Read the lines below and count those that have the word "this". Respond with the number only.

--- begin Records supplied ---

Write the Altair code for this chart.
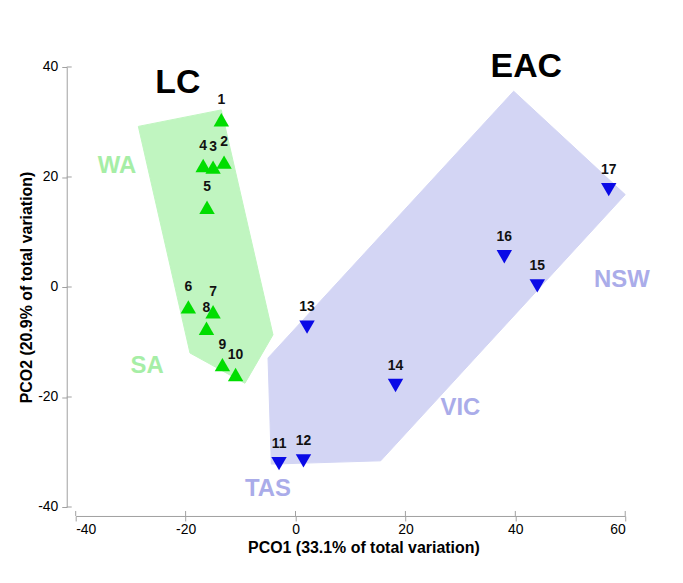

--- end Records supplied ---
--- begin Records supplied ---

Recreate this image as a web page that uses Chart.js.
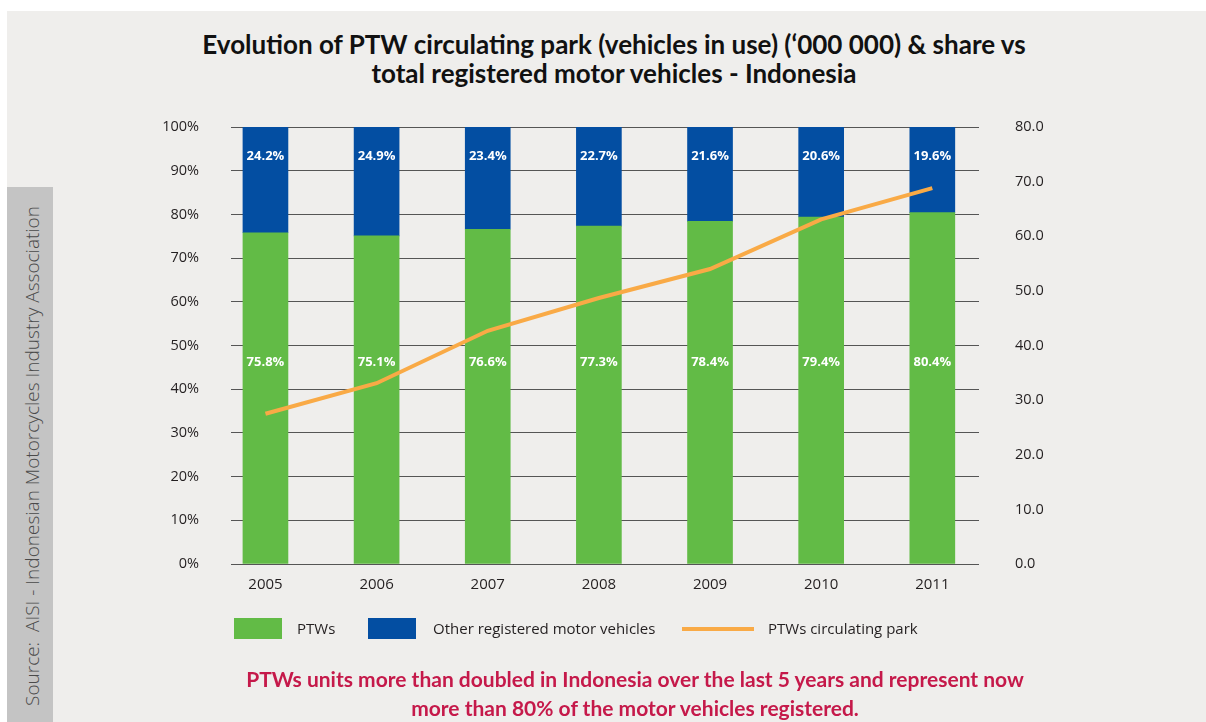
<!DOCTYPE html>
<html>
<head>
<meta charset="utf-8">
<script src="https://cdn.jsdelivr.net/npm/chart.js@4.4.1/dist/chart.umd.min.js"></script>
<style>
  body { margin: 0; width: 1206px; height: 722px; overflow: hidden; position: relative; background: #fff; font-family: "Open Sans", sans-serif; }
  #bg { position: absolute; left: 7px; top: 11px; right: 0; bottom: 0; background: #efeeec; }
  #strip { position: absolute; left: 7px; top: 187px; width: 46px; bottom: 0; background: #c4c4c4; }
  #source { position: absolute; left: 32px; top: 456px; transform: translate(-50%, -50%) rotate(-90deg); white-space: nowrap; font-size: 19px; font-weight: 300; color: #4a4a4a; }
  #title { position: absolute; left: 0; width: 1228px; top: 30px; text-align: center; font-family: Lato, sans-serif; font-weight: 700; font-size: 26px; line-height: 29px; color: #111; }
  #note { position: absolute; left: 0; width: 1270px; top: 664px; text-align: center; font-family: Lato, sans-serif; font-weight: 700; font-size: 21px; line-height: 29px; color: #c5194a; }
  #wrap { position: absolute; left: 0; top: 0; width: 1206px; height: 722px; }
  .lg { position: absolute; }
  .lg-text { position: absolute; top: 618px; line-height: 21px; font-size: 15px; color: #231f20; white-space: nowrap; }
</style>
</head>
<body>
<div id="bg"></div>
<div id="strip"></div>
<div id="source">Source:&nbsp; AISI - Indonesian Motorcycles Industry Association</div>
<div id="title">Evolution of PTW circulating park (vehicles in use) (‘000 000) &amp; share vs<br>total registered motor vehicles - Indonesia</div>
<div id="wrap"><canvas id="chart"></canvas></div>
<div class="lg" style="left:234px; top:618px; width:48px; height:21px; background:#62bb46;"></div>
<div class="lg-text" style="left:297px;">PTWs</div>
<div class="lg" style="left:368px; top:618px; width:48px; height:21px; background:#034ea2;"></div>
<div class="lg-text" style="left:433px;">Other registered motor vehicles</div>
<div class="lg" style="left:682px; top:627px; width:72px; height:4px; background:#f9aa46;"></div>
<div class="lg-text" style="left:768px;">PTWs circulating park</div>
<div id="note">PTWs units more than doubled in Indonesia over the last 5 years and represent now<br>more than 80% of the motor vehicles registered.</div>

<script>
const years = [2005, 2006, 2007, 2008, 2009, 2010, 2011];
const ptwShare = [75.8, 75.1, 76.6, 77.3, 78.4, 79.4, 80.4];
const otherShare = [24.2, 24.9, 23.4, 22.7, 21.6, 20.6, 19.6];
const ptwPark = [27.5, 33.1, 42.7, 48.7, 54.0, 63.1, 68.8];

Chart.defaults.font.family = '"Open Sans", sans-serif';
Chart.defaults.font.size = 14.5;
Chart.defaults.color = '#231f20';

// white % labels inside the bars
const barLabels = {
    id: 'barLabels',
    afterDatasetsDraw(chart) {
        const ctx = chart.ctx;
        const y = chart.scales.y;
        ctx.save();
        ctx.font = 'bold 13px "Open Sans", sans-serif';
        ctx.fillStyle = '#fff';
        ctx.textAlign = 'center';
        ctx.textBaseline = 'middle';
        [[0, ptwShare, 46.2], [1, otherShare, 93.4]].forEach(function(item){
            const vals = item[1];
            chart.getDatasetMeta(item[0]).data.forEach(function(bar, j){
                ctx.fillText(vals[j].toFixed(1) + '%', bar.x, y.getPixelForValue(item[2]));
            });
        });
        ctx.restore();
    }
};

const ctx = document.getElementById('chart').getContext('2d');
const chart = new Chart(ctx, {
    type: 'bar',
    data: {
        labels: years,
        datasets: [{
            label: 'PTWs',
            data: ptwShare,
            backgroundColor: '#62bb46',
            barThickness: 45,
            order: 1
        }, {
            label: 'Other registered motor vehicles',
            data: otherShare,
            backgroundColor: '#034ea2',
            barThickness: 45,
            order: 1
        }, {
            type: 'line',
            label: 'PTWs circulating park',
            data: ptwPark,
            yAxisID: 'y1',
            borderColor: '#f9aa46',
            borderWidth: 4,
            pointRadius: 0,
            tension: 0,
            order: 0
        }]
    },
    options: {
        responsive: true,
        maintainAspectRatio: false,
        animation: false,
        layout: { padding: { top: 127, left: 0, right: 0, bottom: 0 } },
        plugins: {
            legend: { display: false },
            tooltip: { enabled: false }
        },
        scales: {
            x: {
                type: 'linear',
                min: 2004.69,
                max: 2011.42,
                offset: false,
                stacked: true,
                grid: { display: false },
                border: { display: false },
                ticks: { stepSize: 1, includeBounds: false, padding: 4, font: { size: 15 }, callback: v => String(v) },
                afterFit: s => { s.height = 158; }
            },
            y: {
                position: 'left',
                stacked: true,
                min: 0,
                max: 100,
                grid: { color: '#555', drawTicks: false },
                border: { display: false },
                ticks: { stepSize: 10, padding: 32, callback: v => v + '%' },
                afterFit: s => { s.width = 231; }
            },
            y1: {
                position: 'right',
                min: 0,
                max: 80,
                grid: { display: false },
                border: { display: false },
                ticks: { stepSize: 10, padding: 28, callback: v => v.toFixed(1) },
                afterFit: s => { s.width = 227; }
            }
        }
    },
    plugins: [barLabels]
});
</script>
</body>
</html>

--- end Records supplied ---

## Right answer
2